- [Problem]
Give the listing again exactly, omitting its images.

- [Dataset content]
(begin)
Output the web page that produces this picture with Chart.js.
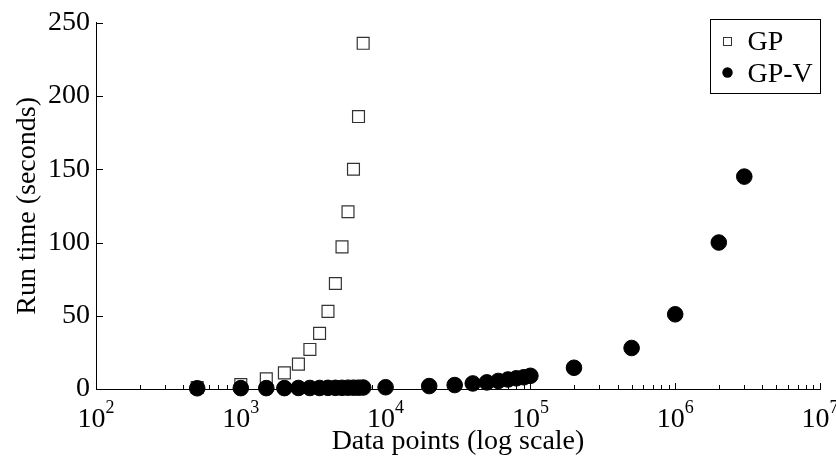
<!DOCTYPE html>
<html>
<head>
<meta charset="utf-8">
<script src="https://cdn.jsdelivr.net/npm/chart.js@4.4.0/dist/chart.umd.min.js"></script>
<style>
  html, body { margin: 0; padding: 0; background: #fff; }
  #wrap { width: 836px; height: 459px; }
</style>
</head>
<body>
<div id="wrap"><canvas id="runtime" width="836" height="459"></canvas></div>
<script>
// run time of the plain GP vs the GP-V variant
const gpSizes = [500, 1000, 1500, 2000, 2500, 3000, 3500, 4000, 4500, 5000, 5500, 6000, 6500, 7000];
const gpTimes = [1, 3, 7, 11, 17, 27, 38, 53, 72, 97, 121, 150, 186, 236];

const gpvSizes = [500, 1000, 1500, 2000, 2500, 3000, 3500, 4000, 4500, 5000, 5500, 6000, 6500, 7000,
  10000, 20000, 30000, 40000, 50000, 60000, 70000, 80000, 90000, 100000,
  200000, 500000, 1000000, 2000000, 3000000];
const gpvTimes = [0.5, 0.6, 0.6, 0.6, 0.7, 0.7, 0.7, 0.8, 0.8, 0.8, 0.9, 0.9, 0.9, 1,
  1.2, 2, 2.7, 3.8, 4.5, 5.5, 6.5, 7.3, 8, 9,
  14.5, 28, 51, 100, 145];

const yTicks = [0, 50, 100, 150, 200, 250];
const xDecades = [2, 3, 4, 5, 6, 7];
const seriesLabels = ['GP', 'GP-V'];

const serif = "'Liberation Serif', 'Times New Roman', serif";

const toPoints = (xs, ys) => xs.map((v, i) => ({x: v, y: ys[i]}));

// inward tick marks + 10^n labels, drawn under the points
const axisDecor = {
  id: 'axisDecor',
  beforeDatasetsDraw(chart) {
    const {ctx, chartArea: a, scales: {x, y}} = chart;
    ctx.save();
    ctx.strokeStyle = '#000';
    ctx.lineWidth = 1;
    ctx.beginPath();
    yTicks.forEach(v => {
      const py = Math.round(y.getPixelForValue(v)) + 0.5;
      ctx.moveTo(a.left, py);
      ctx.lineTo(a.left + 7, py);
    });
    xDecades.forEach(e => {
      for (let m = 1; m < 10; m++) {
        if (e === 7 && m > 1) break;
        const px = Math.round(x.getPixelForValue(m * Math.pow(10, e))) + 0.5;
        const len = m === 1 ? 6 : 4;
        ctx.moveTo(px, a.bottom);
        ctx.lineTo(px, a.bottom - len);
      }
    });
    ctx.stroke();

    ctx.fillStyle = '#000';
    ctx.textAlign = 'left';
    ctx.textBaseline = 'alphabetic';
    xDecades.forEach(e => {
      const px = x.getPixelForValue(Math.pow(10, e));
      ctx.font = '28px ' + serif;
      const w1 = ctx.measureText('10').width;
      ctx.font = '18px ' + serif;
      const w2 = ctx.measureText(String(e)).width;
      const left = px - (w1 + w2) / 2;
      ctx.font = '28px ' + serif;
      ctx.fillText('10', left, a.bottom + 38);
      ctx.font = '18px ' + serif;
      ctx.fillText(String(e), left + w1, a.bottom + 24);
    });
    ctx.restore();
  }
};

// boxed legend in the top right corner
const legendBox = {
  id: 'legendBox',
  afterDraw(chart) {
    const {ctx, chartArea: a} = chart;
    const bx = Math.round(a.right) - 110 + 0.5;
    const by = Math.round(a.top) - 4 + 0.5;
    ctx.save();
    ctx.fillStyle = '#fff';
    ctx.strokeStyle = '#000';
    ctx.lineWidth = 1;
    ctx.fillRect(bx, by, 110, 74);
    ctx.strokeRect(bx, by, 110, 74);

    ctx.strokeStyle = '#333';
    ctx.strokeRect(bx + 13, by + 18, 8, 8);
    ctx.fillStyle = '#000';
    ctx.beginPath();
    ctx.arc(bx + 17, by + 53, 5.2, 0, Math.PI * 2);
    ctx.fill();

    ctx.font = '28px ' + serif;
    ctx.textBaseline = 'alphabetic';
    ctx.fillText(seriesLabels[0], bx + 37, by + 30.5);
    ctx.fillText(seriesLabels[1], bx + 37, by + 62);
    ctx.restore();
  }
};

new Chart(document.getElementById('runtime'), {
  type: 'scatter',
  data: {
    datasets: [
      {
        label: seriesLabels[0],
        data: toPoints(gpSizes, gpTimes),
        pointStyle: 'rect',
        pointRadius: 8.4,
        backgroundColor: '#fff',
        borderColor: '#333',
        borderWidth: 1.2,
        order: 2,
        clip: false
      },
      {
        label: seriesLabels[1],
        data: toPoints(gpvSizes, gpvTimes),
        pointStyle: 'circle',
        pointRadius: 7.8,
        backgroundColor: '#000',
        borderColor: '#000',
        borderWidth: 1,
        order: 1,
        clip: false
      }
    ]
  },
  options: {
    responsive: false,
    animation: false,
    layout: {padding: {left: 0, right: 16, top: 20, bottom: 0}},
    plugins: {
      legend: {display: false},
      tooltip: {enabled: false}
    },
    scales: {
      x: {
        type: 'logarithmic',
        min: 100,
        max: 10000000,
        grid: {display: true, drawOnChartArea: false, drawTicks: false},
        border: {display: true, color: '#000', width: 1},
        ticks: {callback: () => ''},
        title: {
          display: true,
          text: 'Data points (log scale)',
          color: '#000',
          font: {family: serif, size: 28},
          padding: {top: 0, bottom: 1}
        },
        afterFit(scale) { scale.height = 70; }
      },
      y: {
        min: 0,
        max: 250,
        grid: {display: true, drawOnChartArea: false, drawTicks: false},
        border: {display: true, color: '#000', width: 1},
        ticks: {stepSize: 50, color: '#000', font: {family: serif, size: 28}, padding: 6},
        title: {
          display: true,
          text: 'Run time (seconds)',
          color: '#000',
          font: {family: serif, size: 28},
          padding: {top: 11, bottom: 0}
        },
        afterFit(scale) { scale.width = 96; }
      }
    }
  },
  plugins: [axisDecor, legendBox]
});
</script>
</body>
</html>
(end)
- [Answer below]
Output the web page that produces this picture with Chart.js.
<!DOCTYPE html>
<html>
<head>
<meta charset="utf-8">
<script src="https://cdn.jsdelivr.net/npm/chart.js@4.4.0/dist/chart.umd.min.js"></script>
<style>
  html, body { margin: 0; padding: 0; background: #fff; }
  #wrap { width: 836px; height: 459px; }
</style>
</head>
<body>
<div id="wrap"><canvas id="runtime" width="836" height="459"></canvas></div>
<script>
// run time of the plain GP vs the GP-V variant
const gpSizes = [500, 1000, 1500, 2000, 2500, 3000, 3500, 4000, 4500, 5000, 5500, 6000, 6500, 7000];
const gpTimes = [1, 3, 7, 11, 17, 27, 38, 53, 72, 97, 121, 150, 186, 236];

const gpvSizes = [500, 1000, 1500, 2000, 2500, 3000, 3500, 4000, 4500, 5000, 5500, 6000, 6500, 7000,
  10000, 20000, 30000, 40000, 50000, 60000, 70000, 80000, 90000, 100000,
  200000, 500000, 1000000, 2000000, 3000000];
const gpvTimes = [0.5, 0.6, 0.6, 0.6, 0.7, 0.7, 0.7, 0.8, 0.8, 0.8, 0.9, 0.9, 0.9, 1,
  1.2, 2, 2.7, 3.8, 4.5, 5.5, 6.5, 7.3, 8, 9,
  14.5, 28, 51, 100, 145];

const yTicks = [0, 50, 100, 150, 200, 250];
const xDecades = [2, 3, 4, 5, 6, 7];
const seriesLabels = ['GP', 'GP-V'];

const serif = "'Liberation Serif', 'Times New Roman', serif";

const toPoints = (xs, ys) => xs.map((v, i) => ({x: v, y: ys[i]}));

// inward tick marks + 10^n labels, drawn under the points
const axisDecor = {
  id: 'axisDecor',
  beforeDatasetsDraw(chart) {
    const {ctx, chartArea: a, scales: {x, y}} = chart;
    ctx.save();
    ctx.strokeStyle = '#000';
    ctx.lineWidth = 1;
    ctx.beginPath();
    yTicks.forEach(v => {
      const py = Math.round(y.getPixelForValue(v)) + 0.5;
      ctx.moveTo(a.left, py);
      ctx.lineTo(a.left + 7, py);
    });
    xDecades.forEach(e => {
      for (let m = 1; m < 10; m++) {
        if (e === 7 && m > 1) break;
        const px = Math.round(x.getPixelForValue(m * Math.pow(10, e))) + 0.5;
        const len = m === 1 ? 6 : 4;
        ctx.moveTo(px, a.bottom);
        ctx.lineTo(px, a.bottom - len);
      }
    });
    ctx.stroke();

    ctx.fillStyle = '#000';
    ctx.textAlign = 'left';
    ctx.textBaseline = 'alphabetic';
    xDecades.forEach(e => {
      const px = x.getPixelForValue(Math.pow(10, e));
      ctx.font = '28px ' + serif;
      const w1 = ctx.measureText('10').width;
      ctx.font = '18px ' + serif;
      const w2 = ctx.measureText(String(e)).width;
      const left = px - (w1 + w2) / 2;
      ctx.font = '28px ' + serif;
      ctx.fillText('10', left, a.bottom + 38);
      ctx.font = '18px ' + serif;
      ctx.fillText(String(e), left + w1, a.bottom + 24);
    });
    ctx.restore();
  }
};

// boxed legend in the top right corner
const legendBox = {
  id: 'legendBox',
  afterDraw(chart) {
    const {ctx, chartArea: a} = chart;
    const bx = Math.round(a.right) - 110 + 0.5;
    const by = Math.round(a.top) - 4 + 0.5;
    ctx.save();
    ctx.fillStyle = '#fff';
    ctx.strokeStyle = '#000';
    ctx.lineWidth = 1;
    ctx.fillRect(bx, by, 110, 74);
    ctx.strokeRect(bx, by, 110, 74);

    ctx.strokeStyle = '#333';
    ctx.strokeRect(bx + 13, by + 18, 8, 8);
    ctx.fillStyle = '#000';
    ctx.beginPath();
    ctx.arc(bx + 17, by + 53, 5.2, 0, Math.PI * 2);
    ctx.fill();

    ctx.font = '28px ' + serif;
    ctx.textBaseline = 'alphabetic';
    ctx.fillText(seriesLabels[0], bx + 37, by + 30.5);
    ctx.fillText(seriesLabels[1], bx + 37, by + 62);
    ctx.restore();
  }
};

new Chart(document.getElementById('runtime'), {
  type: 'scatter',
  data: {
    datasets: [
      {
        label: seriesLabels[0],
        data: toPoints(gpSizes, gpTimes),
        pointStyle: 'rect',
        pointRadius: 8.4,
        backgroundColor: '#fff',
        borderColor: '#333',
        borderWidth: 1.2,
        order: 2,
        clip: false
      },
      {
        label: seriesLabels[1],
        data: toPoints(gpvSizes, gpvTimes),
        pointStyle: 'circle',
        pointRadius: 7.8,
        backgroundColor: '#000',
        borderColor: '#000',
        borderWidth: 1,
        order: 1,
        clip: false
      }
    ]
  },
  options: {
    responsive: false,
    animation: false,
    layout: {padding: {left: 0, right: 16, top: 20, bottom: 0}},
    plugins: {
      legend: {display: false},
      tooltip: {enabled: false}
    },
    scales: {
      x: {
        type: 'logarithmic',
        min: 100,
        max: 10000000,
        grid: {display: true, drawOnChartArea: false, drawTicks: false},
        border: {display: true, color: '#000', width: 1},
        ticks: {callback: () => ''},
        title: {
          display: true,
          text: 'Data points (log scale)',
          color: '#000',
          font: {family: serif, size: 28},
          padding: {top: 0, bottom: 1}
        },
        afterFit(scale) { scale.height = 70; }
      },
      y: {
        min: 0,
        max: 250,
        grid: {display: true, drawOnChartArea: false, drawTicks: false},
        border: {display: true, color: '#000', width: 1},
        ticks: {stepSize: 50, color: '#000', font: {family: serif, size: 28}, padding: 6},
        title: {
          display: true,
          text: 'Run time (seconds)',
          color: '#000',
          font: {family: serif, size: 28},
          padding: {top: 11, bottom: 0}
        },
        afterFit(scale) { scale.width = 96; }
      }
    }
  },
  plugins: [axisDecor, legendBox]
});
</script>
</body>
</html>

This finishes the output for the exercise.